◆ **WHAT TO DO**: Reproduce the listing word for word. Skip any image.

◆ **DATASET CONTENT**:
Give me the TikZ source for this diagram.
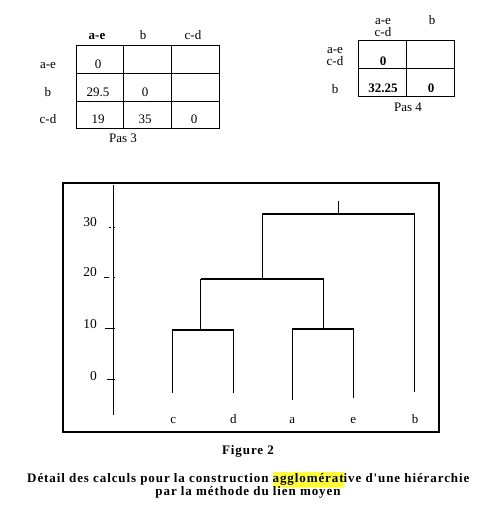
\documentclass[tikz,border=0pt]{standalone}
\usepackage{fontspec}
\setmainfont{Liberation Serif}
\newfontfamily\capfont[LetterSpace=7]{Liberation Serif}
\definecolor{hl}{RGB}{255,255,60}
\tikzset{
  tabline/.style={line width=0.9pt},
  frameline/.style={line width=1.1pt},
  dendro/.style={line width=1.1pt},
  txt/.style={font=\fontsize{13}{15}\selectfont, inner sep=0pt, anchor=base},
  btxt/.style={txt, font=\fontsize{13}{15}\selectfont\bfseries},
  axlab/.style={font=\fontsize{13.5}{15}\selectfont, inner sep=0pt, anchor=base east},
  leaf/.style={font=\fontsize{13}{15}\selectfont, inner sep=0pt, anchor=base},
  captxt/.style={font=\fontsize{13}{15}\selectfont\capfont\bfseries, inner sep=0pt, anchor=base}
}
\begin{document}
\begin{tikzpicture}[x=1pt,y=-1pt]
\useasboundingbox (0,0) rectangle (496,507);
% ---- Table Pas 3
\draw[tabline] (76,45) rectangle (219,128.3);
\draw[tabline] (76,73.3) -- (219,73.3) (76,101) -- (219,101)
  (123.3,45) -- (123.3,128.3) (171.7,45) -- (171.7,128.3);
\node[btxt] (h1) at (97,39) {a-e};
\node[txt] (h2) at (143,39) {b};
\node[txt] (h3) at (193,39) {c-d};
\node[txt] (r1) at (48,68) {a-e};
\node[txt] (r2) at (48,96) {b};
\node[txt] (r3) at (48,123) {c-d};
\node[txt] (v11) at (98,68) {0};
\node[txt] (v21) at (98,96) {29.5};
\node[txt] (v22) at (145,96) {0};
\node[txt] (v31) at (98,123) {19};
\node[txt] (v32) at (145,123) {35};
\node[txt] (v33) at (194,123) {0};
\node[txt] (pas3) at (123,142) {Pas 3};
% ---- Table Pas 4
\draw[tabline] (358.3,40) rectangle (454,96.7);
\draw[tabline] (358.3,68.3) -- (454,68.3) (406.7,40) -- (406.7,96.7);
\node[txt] (k1a) at (383,24.5) {a-e};
\node[txt] (k1b) at (383,36.5) {c-d};
\node[txt] (k2) at (432,24.5) {b};
\node[txt] (q1a) at (335,53) {a-e};
\node[txt] (q1b) at (335,65) {c-d};
\node[txt] (q2) at (335,93) {b};
\node[btxt] (w11) at (383,65) {0};
\node[btxt] (w21) at (383,92.5) {32.25};
\node[btxt] (w22) at (431,92.5) {0};
\node[txt] (pas4) at (408,111.5) {Pas 4};
% ---- Frame and axis
\draw[frameline] (63,183) rectangle (439,432);
\coordinate (axtop) at (113.3,185);
\coordinate (axbot) at (113.3,415);
\draw[line width=1pt] (axtop) -- (axbot);
\node[axlab] (l30) at (97,226) {30};
\node[axlab] (l20) at (97,276) {20};
\node[axlab] (l10) at (97,328) {10};
\node[axlab] (l0) at (97,380) {0};
\draw[line width=0.8pt] (109,227) -- (110.5,227) (113.3,227) -- (115,227);
\draw[line width=0.9pt] (104,277.5) -- (108.5,277.5) (113.3,277.5) -- (115,277.5);
\draw[line width=1.2pt] (105,328.3) -- (115,328.3);
\draw[line width=1pt] (106.5,379.3) -- (115,379.3);
% ---- Dendrogram
\coordinate (c) at (172.7,393);
\coordinate (d) at (233.3,393);
\coordinate (a) at (292.7,400);
\coordinate (e) at (353.7,398);
\coordinate (b) at (414.3,392);
\coordinate (cdL) at (172.7,330);
\coordinate (cdR) at (233.3,330);
\coordinate (cdS) at (200.7,330);
\coordinate (aeL) at (292.7,329);
\coordinate (aeR) at (353.7,329);
\coordinate (aeS) at (323.5,329);
\coordinate (mL) at (200.7,279);
\coordinate (mR) at (323.5,279);
\coordinate (mS) at (262.7,279);
\coordinate (tL) at (262.7,214);
\coordinate (tR) at (414.3,214);
\coordinate (tS) at (338.3,214);
\coordinate (tTop) at (338.3,201);
\draw[dendro] (c) -- (cdL) -- (cdR) -- (d);
\draw[dendro] (cdS) -- (mL);
\draw[dendro] (a) -- (aeL) -- (aeR) -- (e);
\draw[dendro] (aeS) -- (mR);
\draw[dendro] (mL) -- (mR);
\draw[dendro] (mS) -- (tL) -- (tR) -- (b);
\draw[dendro] (tS) -- (tTop);
\node[leaf] (lc) at (173.3,423) {c};
\node[leaf] (ld) at (233.3,423) {d};
\node[leaf] (la) at (292.3,423) {a};
\node[leaf] (le) at (353.3,423) {e};
\node[leaf] (lb) at (415,423) {b};
% ---- Caption
\node[captxt] (fig) at (248,454.5) {Figure 2};
\node[captxt] (cap1) at (248.3,482) {D\'etail des calculs pour la construction {\setlength\fboxsep{0pt}\colorbox{hl}{\strut agglom\'erat}}ive d'une hi\'erarchie};
\node[captxt] (cap2) at (248,495) {par la m\'ethode du lien moyen};
\end{tikzpicture}
\end{document}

◆ **FULL OUTPUT**:
Give me the TikZ source for this diagram.
\documentclass[tikz,border=0pt]{standalone}
\usepackage{fontspec}
\setmainfont{Liberation Serif}
\newfontfamily\capfont[LetterSpace=7]{Liberation Serif}
\definecolor{hl}{RGB}{255,255,60}
\tikzset{
  tabline/.style={line width=0.9pt},
  frameline/.style={line width=1.1pt},
  dendro/.style={line width=1.1pt},
  txt/.style={font=\fontsize{13}{15}\selectfont, inner sep=0pt, anchor=base},
  btxt/.style={txt, font=\fontsize{13}{15}\selectfont\bfseries},
  axlab/.style={font=\fontsize{13.5}{15}\selectfont, inner sep=0pt, anchor=base east},
  leaf/.style={font=\fontsize{13}{15}\selectfont, inner sep=0pt, anchor=base},
  captxt/.style={font=\fontsize{13}{15}\selectfont\capfont\bfseries, inner sep=0pt, anchor=base}
}
\begin{document}
\begin{tikzpicture}[x=1pt,y=-1pt]
\useasboundingbox (0,0) rectangle (496,507);
% ---- Table Pas 3
\draw[tabline] (76,45) rectangle (219,128.3);
\draw[tabline] (76,73.3) -- (219,73.3) (76,101) -- (219,101)
  (123.3,45) -- (123.3,128.3) (171.7,45) -- (171.7,128.3);
\node[btxt] (h1) at (97,39) {a-e};
\node[txt] (h2) at (143,39) {b};
\node[txt] (h3) at (193,39) {c-d};
\node[txt] (r1) at (48,68) {a-e};
\node[txt] (r2) at (48,96) {b};
\node[txt] (r3) at (48,123) {c-d};
\node[txt] (v11) at (98,68) {0};
\node[txt] (v21) at (98,96) {29.5};
\node[txt] (v22) at (145,96) {0};
\node[txt] (v31) at (98,123) {19};
\node[txt] (v32) at (145,123) {35};
\node[txt] (v33) at (194,123) {0};
\node[txt] (pas3) at (123,142) {Pas 3};
% ---- Table Pas 4
\draw[tabline] (358.3,40) rectangle (454,96.7);
\draw[tabline] (358.3,68.3) -- (454,68.3) (406.7,40) -- (406.7,96.7);
\node[txt] (k1a) at (383,24.5) {a-e};
\node[txt] (k1b) at (383,36.5) {c-d};
\node[txt] (k2) at (432,24.5) {b};
\node[txt] (q1a) at (335,53) {a-e};
\node[txt] (q1b) at (335,65) {c-d};
\node[txt] (q2) at (335,93) {b};
\node[btxt] (w11) at (383,65) {0};
\node[btxt] (w21) at (383,92.5) {32.25};
\node[btxt] (w22) at (431,92.5) {0};
\node[txt] (pas4) at (408,111.5) {Pas 4};
% ---- Frame and axis
\draw[frameline] (63,183) rectangle (439,432);
\coordinate (axtop) at (113.3,185);
\coordinate (axbot) at (113.3,415);
\draw[line width=1pt] (axtop) -- (axbot);
\node[axlab] (l30) at (97,226) {30};
\node[axlab] (l20) at (97,276) {20};
\node[axlab] (l10) at (97,328) {10};
\node[axlab] (l0) at (97,380) {0};
\draw[line width=0.8pt] (109,227) -- (110.5,227) (113.3,227) -- (115,227);
\draw[line width=0.9pt] (104,277.5) -- (108.5,277.5) (113.3,277.5) -- (115,277.5);
\draw[line width=1.2pt] (105,328.3) -- (115,328.3);
\draw[line width=1pt] (106.5,379.3) -- (115,379.3);
% ---- Dendrogram
\coordinate (c) at (172.7,393);
\coordinate (d) at (233.3,393);
\coordinate (a) at (292.7,400);
\coordinate (e) at (353.7,398);
\coordinate (b) at (414.3,392);
\coordinate (cdL) at (172.7,330);
\coordinate (cdR) at (233.3,330);
\coordinate (cdS) at (200.7,330);
\coordinate (aeL) at (292.7,329);
\coordinate (aeR) at (353.7,329);
\coordinate (aeS) at (323.5,329);
\coordinate (mL) at (200.7,279);
\coordinate (mR) at (323.5,279);
\coordinate (mS) at (262.7,279);
\coordinate (tL) at (262.7,214);
\coordinate (tR) at (414.3,214);
\coordinate (tS) at (338.3,214);
\coordinate (tTop) at (338.3,201);
\draw[dendro] (c) -- (cdL) -- (cdR) -- (d);
\draw[dendro] (cdS) -- (mL);
\draw[dendro] (a) -- (aeL) -- (aeR) -- (e);
\draw[dendro] (aeS) -- (mR);
\draw[dendro] (mL) -- (mR);
\draw[dendro] (mS) -- (tL) -- (tR) -- (b);
\draw[dendro] (tS) -- (tTop);
\node[leaf] (lc) at (173.3,423) {c};
\node[leaf] (ld) at (233.3,423) {d};
\node[leaf] (la) at (292.3,423) {a};
\node[leaf] (le) at (353.3,423) {e};
\node[leaf] (lb) at (415,423) {b};
% ---- Caption
\node[captxt] (fig) at (248,454.5) {Figure 2};
\node[captxt] (cap1) at (248.3,482) {D\'etail des calculs pour la construction {\setlength\fboxsep{0pt}\colorbox{hl}{\strut agglom\'erat}}ive d'une hi\'erarchie};
\node[captxt] (cap2) at (248,495) {par la m\'ethode du lien moyen};
\end{tikzpicture}
\end{document}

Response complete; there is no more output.